Wrongful Termination

           

“The elements of a claim for wrongful discharge in violation of public policy are (1) an employer-employee relationship, (2) the employer terminated the plaintiff’s employment, (3) the termination was substantially motivated by a violation of public policy, and (4) the discharge caused the plaintiff harm.”  (Garcia-Brower v. Premier Automotive Imports of CA, LLC (2020) 55 Cal.App.5th 961, 973.)

 

            Defendant argues there are no specific allegations that Defendant Quility employed Plaintiff, that Quility terminated Plaintiff, what position Plaintiff held, or what public policy was violated.  (Demurrer at pp. 8-9.)

           

            Again, Plaintiff has provided no facts demonstrating an employer-employee relationship existed between Defendant and Plaintiff.  As such, the Court cannot find a cause of action for wrongful termination.

 

            Therefore, the Court sustains Defendant’s demurrer as to the cause of action for wrongful termination.

 

 

Conclusion

 

The demurrer is sustained.
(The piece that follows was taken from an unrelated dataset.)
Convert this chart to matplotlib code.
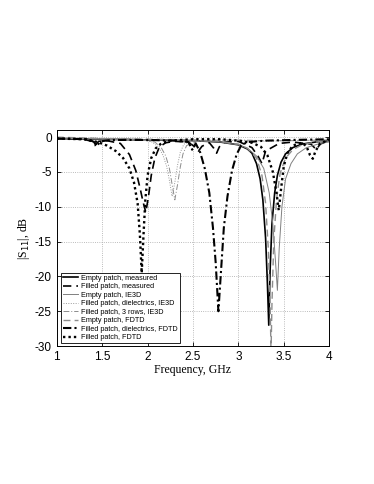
import matplotlib
matplotlib.use("Agg")
import matplotlib.pyplot as plt

# Empty patch, measured
empty_meas_f = [1.0, 1.5, 2.0, 2.5, 2.8, 3.0, 3.1, 3.15, 3.2, 3.24, 3.27, 3.3, 3.32, 3.335,
                3.35, 3.37, 3.4, 3.43, 3.47, 3.52, 3.6, 3.7, 3.85, 4.0]
empty_meas_s = [-0.2, -0.3, -0.4, -0.5, -0.7, -1.1, -1.7, -2.3, -3.8, -6.0, -9.0, -14.5, -21.0, -27.0,
                -19.0, -12.5, -8.0, -5.5, -3.6, -2.4, -1.5, -1.0, -0.7, -0.5]

# Filled patch, measured
filled_meas_f = [1.0, 1.3, 1.38, 1.42, 1.46, 1.55, 1.7, 1.8, 1.87, 1.92, 1.95, 1.98, 2.01, 2.04,
                 2.08, 2.13, 2.2, 2.3, 2.45, 2.52, 2.56, 2.6, 2.68, 2.73, 2.76, 2.79, 2.85, 3.0,
                 3.15, 3.22, 3.26, 3.3, 3.45, 3.6, 3.8, 3.86, 3.9, 4.0]
filled_meas_s = [-0.2, -0.3, -0.6, -1.2, -0.6, -0.5, -0.9, -2.5, -4.8, -7.5, -9.3, -10.8, -8.5, -5.5,
                 -3.0, -1.4, -0.8, -0.6, -0.7, -1.4, -2.0, -1.3, -0.8, -1.6, -2.3, -1.4, -0.7, -0.6,
                 -1.5, -2.8, -3.8, -2.0, -0.9, -0.7, -1.0, -1.8, -1.0, -0.5]

# Empty patch, IE3D
empty_ie3d_f = [1.0, 1.5, 2.0, 2.5, 2.8, 3.0, 3.1, 3.2, 3.28, 3.34, 3.38, 3.41, 3.43, 3.45,
                3.48, 3.52, 3.58, 3.65, 3.75, 3.9, 4.0]
empty_ie3d_s = [-0.2, -0.3, -0.4, -0.5, -0.7, -1.1, -1.6, -2.7, -4.5, -8.0, -12.5, -18.0, -22.0, -16.0,
                -10.0, -6.0, -3.8, -2.4, -1.5, -0.9, -0.7]

# Filled patch, dielectrics, IE3D
diel_ie3d_f = [1.0, 1.5, 1.9, 2.05, 2.12, 2.17, 2.21, 2.24, 2.27, 2.3, 2.33, 2.36, 2.4, 2.5,
               2.8, 3.0, 3.3, 3.6, 4.0]
diel_ie3d_s = [-0.1, -0.2, -0.3, -0.7, -1.4, -2.6, -4.2, -6.2, -8.5, -6.5, -4.0, -2.2, -1.0, -0.5,
               -0.4, -0.5, -0.6, -0.5, -0.4]

# Filled patch, 3 rows, IE3D
rows_ie3d_f = [1.0, 1.5, 1.9, 2.08, 2.15, 2.2, 2.24, 2.27, 2.30, 2.33, 2.36, 2.39, 2.43, 2.55,
               2.8, 3.0, 3.3, 3.6, 4.0]
rows_ie3d_s = [-0.1, -0.2, -0.3, -0.7, -1.5, -2.7, -4.5, -6.8, -9.0, -6.8, -4.3, -2.4, -1.2, -0.6,
               -0.4, -0.4, -0.5, -0.5, -0.4]

# Empty patch, FDTD
empty_fdtd_f = [1.0, 1.5, 2.0, 2.5, 2.8, 3.0, 3.1, 3.2, 3.26, 3.3, 3.33, 3.35, 3.36, 3.37,
                3.39, 3.42, 3.46, 3.52, 3.6, 3.7, 3.85, 4.0]
empty_fdtd_s = [0.0, -0.2, -0.3, -0.4, -0.6, -1.0, -1.6, -3.0, -5.5, -9.5, -16.0, -24.0, -31.0, -24.0,
                -15.0, -9.0, -5.2, -3.0, -1.8, -1.1, -0.7, -0.5]

# Filled patch, dielectrics, FDTD
diel_fdtd_f = [1.0, 1.35, 1.41, 1.44, 1.48, 1.6, 2.0, 2.3, 2.45, 2.49, 2.53, 2.58, 2.63, 2.68,
               2.72, 2.75, 2.78, 2.81, 2.84, 2.88, 2.93, 2.98, 3.03, 3.1, 3.3, 3.6, 4.0]
diel_fdtd_s = [-0.2, -0.3, -0.7, -1.3, -0.6, -0.4, -0.4, -0.5, -0.7, -1.8, -0.9, -2.2, -4.5, -8.0,
               -13.0, -18.0, -25.0, -19.0, -13.0, -8.5, -4.8, -2.5, -1.2, -0.7, -0.5, -0.4, -0.3]

# Filled patch, FDTD
filled_fdtd_f = [1.0, 1.3, 1.45, 1.55, 1.65, 1.73, 1.8, 1.85, 1.89, 1.915, 1.935, 1.955, 1.975, 2.0,
                 2.04, 2.09, 2.15, 2.25, 2.5, 2.8, 3.0, 3.15, 3.25, 3.32, 3.38, 3.42, 3.445, 3.47,
                 3.5, 3.54, 3.6, 3.7, 3.75, 3.79, 3.82, 3.85, 3.9, 4.0]
filled_fdtd_s = [-0.2, -0.3, -0.7, -1.2, -2.0, -3.0, -4.5, -6.5, -9.5, -14.0, -19.5, -14.0, -9.0, -5.5,
                 -3.0, -1.6, -0.9, -0.5, -0.3, -0.3, -0.5, -0.8, -1.4, -2.6, -5.0, -8.0, -10.5, -7.5,
                 -4.2, -2.3, -1.2, -0.8, -1.3, -2.6, -3.1, -2.0, -0.9, -0.4]

labels = ['Empty patch, measured', 'Filled patch, measured', 'Empty patch, IE3D',
          'Filled patch, dielectrics, IE3D', 'Filled patch, 3 rows, IE3D', 'Empty patch, FDTD',
          'Filled patch, dielectrics, FDTD', 'Filled patch, FDTD']

fig = plt.figure(figsize=(3.74, 4.84), dpi=100)
ax = fig.add_axes([0.152, 0.285, 0.728, 0.446])

ax.plot(empty_meas_f, empty_meas_s, color='black', lw=1.2, ls='-', label=labels[0])
ax.plot(filled_meas_f, filled_meas_s, color='black', lw=1.2, ls=(0, (5, 3)), label=labels[1])
ax.plot(empty_ie3d_f, empty_ie3d_s, color='0.5', lw=0.7, ls='-', label=labels[2])
ax.plot(diel_ie3d_f, diel_ie3d_s, color='0.6', lw=0.7, ls=(0, (1, 1.5)), label=labels[3])
ax.plot(rows_ie3d_f, rows_ie3d_s, color='0.55', lw=0.7, ls=(0, (6, 2, 1, 2)), label=labels[4])
ax.plot(empty_fdtd_f, empty_fdtd_s, color='0.55', lw=1.0, ls=(0, (5, 3)), label=labels[5])
ax.plot(diel_fdtd_f, diel_fdtd_s, color='black', lw=1.5, ls=(0, (4, 1.5, 1, 1.5)), label=labels[6])
ax.plot(filled_fdtd_f, filled_fdtd_s, color='black', lw=1.7, ls=(0, (1, 1.3)), label=labels[7])

ax.set_xlim(1, 4)
ax.set_ylim(-30, 1)
ax.set_xticks([1, 1.5, 2, 2.5, 3, 3.5, 4])
ax.set_xticklabels(['1', '1.5', '2', '2.5', '3', '3.5', '4'])
ax.set_yticks([0, -5, -10, -15, -20, -25, -30])
ax.set_yticklabels(['0', '-5', '-10', '-15', '-20', '-25', '-30'])
ax.tick_params(direction='in', top=True, right=True, labelsize=8.5, length=3, width=0.6)
for lab in ax.get_xticklabels() + ax.get_yticklabels():
    lab.set_family('Liberation Sans')
ax.grid(True, ls=':', color='0.65', lw=0.6)
for sp in ax.spines.values():
    sp.set_linewidth(0.7)

ax.set_xlabel('Frequency, GHz', family='Liberation Serif', fontsize=8.5, labelpad=1)
ax.set_ylabel('|S$_{11}$|, dB', family='Liberation Serif', fontsize=8.5, labelpad=2)

leg = ax.legend(loc='lower left', bbox_to_anchor=(0.015, 0.012), borderaxespad=0,
                prop={'family': 'Liberation Sans', 'size': 5.2}, fancybox=False,
                edgecolor='black', framealpha=1, handlelength=2.0, handletextpad=0.5,
                labelspacing=0.2, borderpad=0.3)
leg.get_frame().set_linewidth(0.6)

fig.savefig('out.png', dpi=100)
Plaintiff shall have leave to amend.  The amended complaint shall be served and filed on or before May 17, 2024.

 

 

 

 

 

 



[1] The causes of action, as listed here, appear this way on pages 16-24 on the Complaint.  However, the causes of action are described in confusing and contradictory ways throughout the Complaint. (pp 1-4; pp 40-46.)

 

[2] Plaintiff’s Opposition was titled as “Plaintiff’s Answer to Quility-Asurea Agency Insurance Services, LLC Notice of Demurrer to Plaintiff’s Complaint and Motion to Strike. Defendants are wrong and liable to Plaintiff for damages in the amount of $165,700.”  This caption/title was handwritten and challenging to read. Plaintiff’s Answer/Opposition was also untimely. The Court considers it nevertheless.